» **EXERCISE DETAILS**:
Report the number of lines in the entries below that include the word "Write", and nothing else.

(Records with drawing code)

--- Begin ---

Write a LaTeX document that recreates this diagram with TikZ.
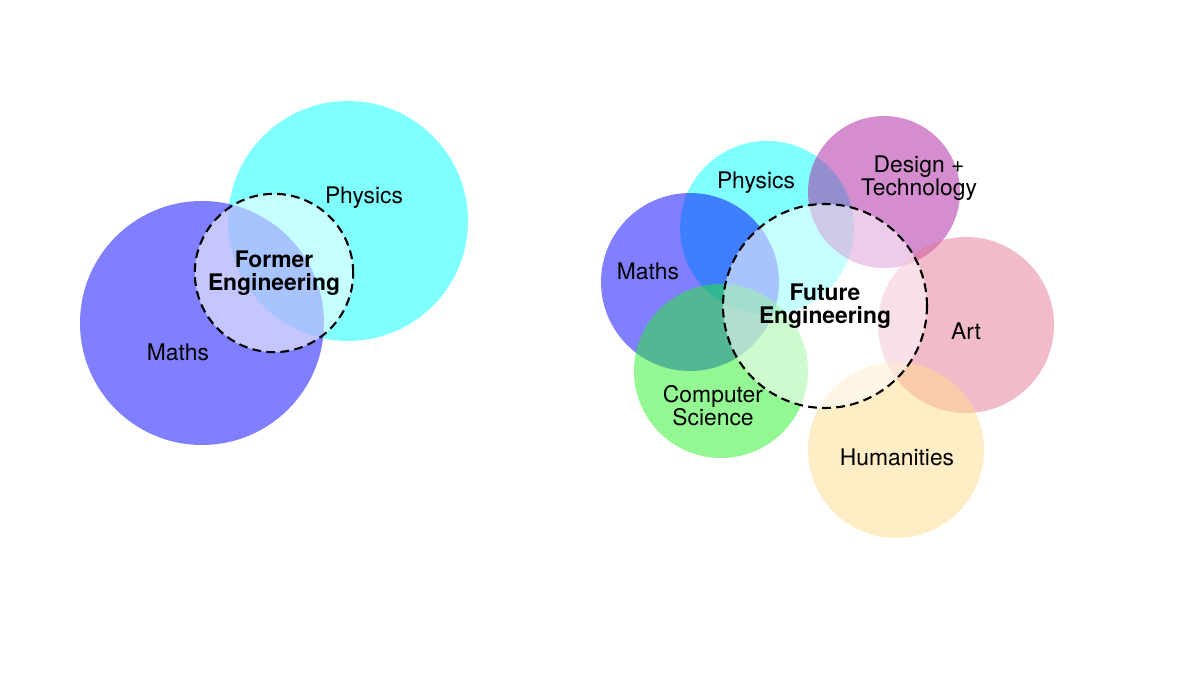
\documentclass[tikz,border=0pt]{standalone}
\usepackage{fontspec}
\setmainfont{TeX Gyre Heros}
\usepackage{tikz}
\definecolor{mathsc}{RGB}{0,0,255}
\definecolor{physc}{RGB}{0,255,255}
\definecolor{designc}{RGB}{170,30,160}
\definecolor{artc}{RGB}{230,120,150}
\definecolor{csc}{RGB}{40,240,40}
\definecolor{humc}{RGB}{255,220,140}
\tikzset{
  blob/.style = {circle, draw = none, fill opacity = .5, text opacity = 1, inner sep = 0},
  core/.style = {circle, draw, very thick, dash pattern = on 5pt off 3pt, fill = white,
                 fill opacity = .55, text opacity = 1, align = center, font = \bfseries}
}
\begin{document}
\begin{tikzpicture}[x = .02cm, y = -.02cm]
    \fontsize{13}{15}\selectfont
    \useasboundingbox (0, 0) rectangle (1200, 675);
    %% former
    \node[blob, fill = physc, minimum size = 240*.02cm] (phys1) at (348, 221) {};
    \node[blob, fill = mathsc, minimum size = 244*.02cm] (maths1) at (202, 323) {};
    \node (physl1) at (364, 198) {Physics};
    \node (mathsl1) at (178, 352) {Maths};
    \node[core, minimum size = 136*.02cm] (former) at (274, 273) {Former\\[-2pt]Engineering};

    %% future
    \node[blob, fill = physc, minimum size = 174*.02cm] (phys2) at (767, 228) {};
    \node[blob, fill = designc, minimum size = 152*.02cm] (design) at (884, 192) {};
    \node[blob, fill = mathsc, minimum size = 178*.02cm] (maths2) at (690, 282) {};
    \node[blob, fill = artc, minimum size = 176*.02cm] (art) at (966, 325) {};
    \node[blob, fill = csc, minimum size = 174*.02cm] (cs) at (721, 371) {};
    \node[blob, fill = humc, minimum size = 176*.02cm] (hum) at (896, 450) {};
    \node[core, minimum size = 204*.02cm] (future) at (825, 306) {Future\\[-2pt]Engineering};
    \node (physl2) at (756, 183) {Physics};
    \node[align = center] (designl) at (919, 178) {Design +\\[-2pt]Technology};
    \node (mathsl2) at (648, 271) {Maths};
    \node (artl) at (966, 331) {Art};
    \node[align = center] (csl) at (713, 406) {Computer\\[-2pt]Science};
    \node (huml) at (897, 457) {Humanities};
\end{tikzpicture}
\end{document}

--- End ---
--- Begin ---

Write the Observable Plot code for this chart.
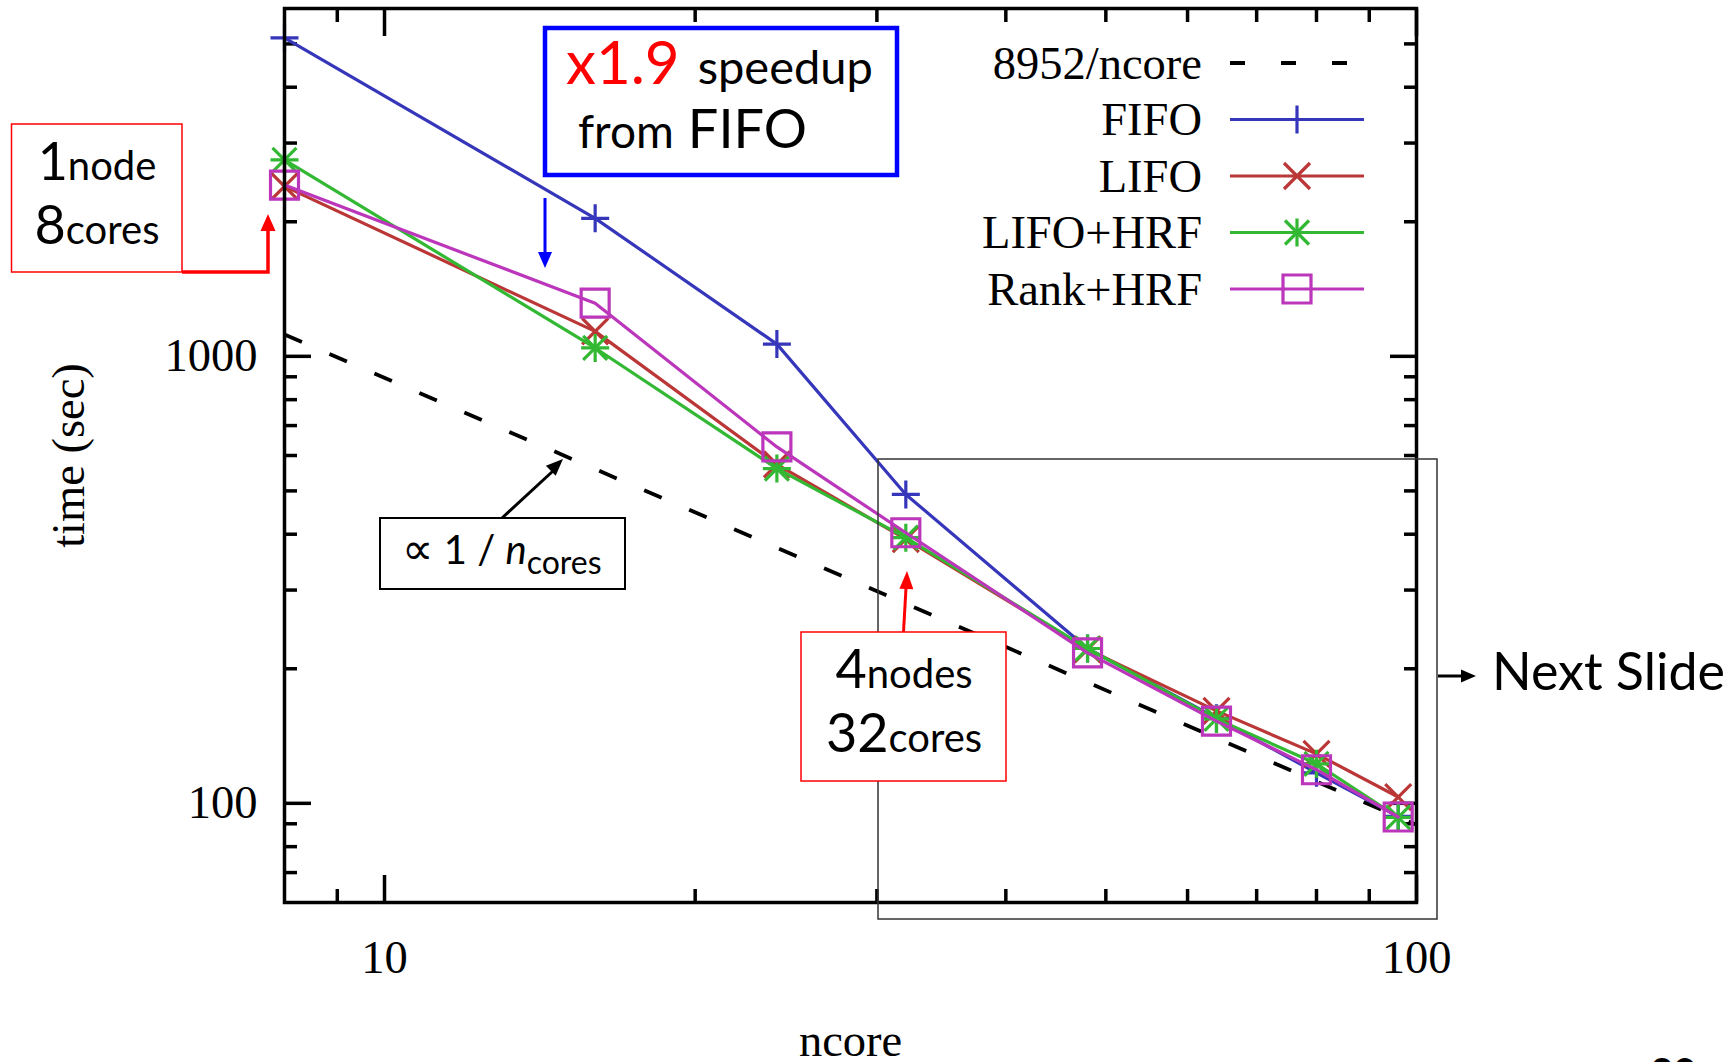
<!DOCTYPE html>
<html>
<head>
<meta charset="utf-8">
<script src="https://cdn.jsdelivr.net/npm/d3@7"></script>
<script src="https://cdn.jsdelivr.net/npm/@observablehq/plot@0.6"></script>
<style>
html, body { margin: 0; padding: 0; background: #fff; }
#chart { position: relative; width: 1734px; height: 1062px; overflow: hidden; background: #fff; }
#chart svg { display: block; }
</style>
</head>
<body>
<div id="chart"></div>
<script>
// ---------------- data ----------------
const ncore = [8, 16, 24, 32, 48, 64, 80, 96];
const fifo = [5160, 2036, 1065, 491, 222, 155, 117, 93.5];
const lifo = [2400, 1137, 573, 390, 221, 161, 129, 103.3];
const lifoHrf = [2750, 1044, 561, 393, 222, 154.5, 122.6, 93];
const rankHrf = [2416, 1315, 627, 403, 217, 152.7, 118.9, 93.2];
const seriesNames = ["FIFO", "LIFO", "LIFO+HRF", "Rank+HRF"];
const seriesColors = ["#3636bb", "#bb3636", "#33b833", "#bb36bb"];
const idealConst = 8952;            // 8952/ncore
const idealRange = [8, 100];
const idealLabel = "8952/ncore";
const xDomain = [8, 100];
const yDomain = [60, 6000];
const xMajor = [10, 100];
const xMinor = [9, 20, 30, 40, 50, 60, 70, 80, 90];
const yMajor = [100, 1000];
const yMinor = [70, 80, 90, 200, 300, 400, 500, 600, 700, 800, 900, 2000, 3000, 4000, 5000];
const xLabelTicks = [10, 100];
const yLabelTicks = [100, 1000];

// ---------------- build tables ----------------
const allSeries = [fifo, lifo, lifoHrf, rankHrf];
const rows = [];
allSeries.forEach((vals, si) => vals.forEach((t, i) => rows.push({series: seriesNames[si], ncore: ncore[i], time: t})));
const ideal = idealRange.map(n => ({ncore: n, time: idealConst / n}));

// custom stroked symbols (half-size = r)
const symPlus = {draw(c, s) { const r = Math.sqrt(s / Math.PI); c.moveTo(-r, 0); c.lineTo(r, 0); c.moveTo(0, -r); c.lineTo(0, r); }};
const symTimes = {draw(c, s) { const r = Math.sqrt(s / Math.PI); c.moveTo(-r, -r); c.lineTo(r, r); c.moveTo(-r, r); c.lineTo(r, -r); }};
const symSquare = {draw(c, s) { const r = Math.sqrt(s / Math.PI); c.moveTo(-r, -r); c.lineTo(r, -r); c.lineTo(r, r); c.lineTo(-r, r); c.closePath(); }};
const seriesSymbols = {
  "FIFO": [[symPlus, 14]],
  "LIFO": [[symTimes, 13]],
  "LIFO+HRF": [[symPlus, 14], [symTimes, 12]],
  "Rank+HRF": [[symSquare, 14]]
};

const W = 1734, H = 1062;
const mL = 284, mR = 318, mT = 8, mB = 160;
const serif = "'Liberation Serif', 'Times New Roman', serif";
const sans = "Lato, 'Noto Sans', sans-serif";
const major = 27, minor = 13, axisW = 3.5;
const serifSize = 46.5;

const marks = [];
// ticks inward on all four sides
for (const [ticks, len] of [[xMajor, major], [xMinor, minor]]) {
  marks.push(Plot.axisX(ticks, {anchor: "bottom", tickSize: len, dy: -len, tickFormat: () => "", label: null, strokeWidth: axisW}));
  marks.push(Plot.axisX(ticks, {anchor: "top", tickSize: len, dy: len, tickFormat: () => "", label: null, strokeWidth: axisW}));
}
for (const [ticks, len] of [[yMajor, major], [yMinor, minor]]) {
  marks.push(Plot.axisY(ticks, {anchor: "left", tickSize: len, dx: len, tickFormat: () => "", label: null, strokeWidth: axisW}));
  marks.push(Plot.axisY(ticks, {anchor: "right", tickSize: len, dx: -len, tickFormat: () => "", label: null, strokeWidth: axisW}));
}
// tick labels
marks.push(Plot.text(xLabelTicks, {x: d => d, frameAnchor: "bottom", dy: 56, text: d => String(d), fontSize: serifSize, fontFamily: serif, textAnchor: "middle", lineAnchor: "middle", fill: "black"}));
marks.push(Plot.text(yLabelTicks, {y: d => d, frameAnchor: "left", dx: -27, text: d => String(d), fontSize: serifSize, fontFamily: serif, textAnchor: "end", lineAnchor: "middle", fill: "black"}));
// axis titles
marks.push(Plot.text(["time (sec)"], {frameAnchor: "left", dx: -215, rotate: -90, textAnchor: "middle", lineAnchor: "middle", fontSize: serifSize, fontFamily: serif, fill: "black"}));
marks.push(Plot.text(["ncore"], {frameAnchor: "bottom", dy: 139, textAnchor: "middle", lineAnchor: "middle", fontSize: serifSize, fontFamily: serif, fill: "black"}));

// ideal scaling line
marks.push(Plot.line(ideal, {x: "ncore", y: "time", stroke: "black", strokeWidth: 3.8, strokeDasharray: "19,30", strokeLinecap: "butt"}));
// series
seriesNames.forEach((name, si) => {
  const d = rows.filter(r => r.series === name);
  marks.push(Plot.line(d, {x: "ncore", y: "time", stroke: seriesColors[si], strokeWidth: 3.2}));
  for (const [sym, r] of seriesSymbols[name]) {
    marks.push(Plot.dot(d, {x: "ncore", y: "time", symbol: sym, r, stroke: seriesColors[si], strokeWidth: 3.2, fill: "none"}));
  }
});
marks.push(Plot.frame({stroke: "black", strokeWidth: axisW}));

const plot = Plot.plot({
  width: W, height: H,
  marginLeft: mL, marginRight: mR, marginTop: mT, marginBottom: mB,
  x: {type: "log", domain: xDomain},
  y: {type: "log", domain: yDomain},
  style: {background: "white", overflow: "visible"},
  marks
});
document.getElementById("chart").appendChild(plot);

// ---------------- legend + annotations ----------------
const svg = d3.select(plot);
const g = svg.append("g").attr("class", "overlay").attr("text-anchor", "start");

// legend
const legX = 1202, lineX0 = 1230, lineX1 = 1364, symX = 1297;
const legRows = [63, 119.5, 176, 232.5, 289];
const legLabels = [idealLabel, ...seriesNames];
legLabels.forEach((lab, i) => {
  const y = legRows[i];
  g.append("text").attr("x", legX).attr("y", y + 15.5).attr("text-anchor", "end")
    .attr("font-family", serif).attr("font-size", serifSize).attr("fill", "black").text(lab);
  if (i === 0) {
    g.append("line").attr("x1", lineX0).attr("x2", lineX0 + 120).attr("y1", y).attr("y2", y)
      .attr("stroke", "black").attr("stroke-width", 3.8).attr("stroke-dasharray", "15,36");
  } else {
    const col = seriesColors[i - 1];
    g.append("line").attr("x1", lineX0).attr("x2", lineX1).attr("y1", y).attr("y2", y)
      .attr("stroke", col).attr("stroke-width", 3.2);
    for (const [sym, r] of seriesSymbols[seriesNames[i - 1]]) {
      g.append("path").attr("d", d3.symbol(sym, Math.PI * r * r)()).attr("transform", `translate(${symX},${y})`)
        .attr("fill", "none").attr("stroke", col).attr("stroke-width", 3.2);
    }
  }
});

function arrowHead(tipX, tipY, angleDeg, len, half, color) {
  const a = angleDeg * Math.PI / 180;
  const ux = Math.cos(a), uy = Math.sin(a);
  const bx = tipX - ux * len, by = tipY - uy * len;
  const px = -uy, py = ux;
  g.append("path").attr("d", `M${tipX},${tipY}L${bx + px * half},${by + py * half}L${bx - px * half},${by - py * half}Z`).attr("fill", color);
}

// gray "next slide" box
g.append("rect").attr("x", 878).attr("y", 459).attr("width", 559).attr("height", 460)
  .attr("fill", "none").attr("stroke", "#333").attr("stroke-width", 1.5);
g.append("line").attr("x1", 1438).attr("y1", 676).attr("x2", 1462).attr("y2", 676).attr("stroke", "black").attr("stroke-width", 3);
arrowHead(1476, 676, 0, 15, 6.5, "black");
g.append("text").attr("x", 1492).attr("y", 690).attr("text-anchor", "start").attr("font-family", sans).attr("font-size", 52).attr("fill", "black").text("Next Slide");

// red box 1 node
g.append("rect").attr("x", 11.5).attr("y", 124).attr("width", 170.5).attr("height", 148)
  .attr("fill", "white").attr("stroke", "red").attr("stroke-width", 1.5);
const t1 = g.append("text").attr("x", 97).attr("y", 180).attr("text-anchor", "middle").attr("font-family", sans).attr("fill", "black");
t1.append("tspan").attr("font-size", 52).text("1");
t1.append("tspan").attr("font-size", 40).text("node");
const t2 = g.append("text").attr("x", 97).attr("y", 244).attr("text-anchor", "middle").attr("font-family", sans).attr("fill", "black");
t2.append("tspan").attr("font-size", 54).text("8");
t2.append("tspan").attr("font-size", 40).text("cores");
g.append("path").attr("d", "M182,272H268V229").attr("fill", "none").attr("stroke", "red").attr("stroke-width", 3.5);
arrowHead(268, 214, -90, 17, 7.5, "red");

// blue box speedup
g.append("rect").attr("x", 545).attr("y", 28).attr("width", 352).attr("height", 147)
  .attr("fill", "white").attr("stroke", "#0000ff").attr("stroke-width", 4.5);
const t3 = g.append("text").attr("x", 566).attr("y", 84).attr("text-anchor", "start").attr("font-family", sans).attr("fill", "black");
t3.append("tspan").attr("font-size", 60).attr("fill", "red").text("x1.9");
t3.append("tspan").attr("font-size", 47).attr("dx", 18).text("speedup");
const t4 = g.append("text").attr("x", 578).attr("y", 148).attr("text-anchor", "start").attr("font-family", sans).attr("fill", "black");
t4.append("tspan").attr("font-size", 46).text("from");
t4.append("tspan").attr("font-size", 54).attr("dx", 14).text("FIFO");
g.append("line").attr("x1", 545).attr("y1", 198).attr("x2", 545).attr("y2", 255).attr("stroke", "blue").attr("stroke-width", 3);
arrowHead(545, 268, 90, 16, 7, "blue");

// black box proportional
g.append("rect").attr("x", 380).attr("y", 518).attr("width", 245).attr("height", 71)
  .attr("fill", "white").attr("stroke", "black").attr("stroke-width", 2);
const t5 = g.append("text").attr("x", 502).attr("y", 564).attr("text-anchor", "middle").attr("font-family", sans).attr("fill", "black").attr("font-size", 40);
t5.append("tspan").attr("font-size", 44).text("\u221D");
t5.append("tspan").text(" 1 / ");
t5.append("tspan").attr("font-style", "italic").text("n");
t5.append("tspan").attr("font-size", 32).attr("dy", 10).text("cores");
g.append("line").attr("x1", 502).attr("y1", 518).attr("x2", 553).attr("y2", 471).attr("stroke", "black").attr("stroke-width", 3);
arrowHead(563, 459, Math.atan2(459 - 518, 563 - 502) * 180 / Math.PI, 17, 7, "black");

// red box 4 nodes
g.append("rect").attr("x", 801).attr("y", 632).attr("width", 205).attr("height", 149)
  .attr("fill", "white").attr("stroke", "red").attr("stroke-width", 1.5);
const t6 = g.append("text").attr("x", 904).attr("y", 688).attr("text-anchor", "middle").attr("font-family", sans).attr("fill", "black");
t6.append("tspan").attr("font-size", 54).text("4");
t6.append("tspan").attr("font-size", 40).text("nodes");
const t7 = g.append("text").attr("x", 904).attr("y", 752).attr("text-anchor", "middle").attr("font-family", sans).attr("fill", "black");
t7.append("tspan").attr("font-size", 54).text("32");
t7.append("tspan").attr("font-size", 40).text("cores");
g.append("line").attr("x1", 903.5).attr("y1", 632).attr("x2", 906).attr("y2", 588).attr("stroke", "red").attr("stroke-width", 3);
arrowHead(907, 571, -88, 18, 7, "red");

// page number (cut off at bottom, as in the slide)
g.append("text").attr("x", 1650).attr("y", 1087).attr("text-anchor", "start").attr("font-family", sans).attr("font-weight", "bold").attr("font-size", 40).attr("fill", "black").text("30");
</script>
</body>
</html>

--- End ---

» **WRITTEN ANSWER**:
2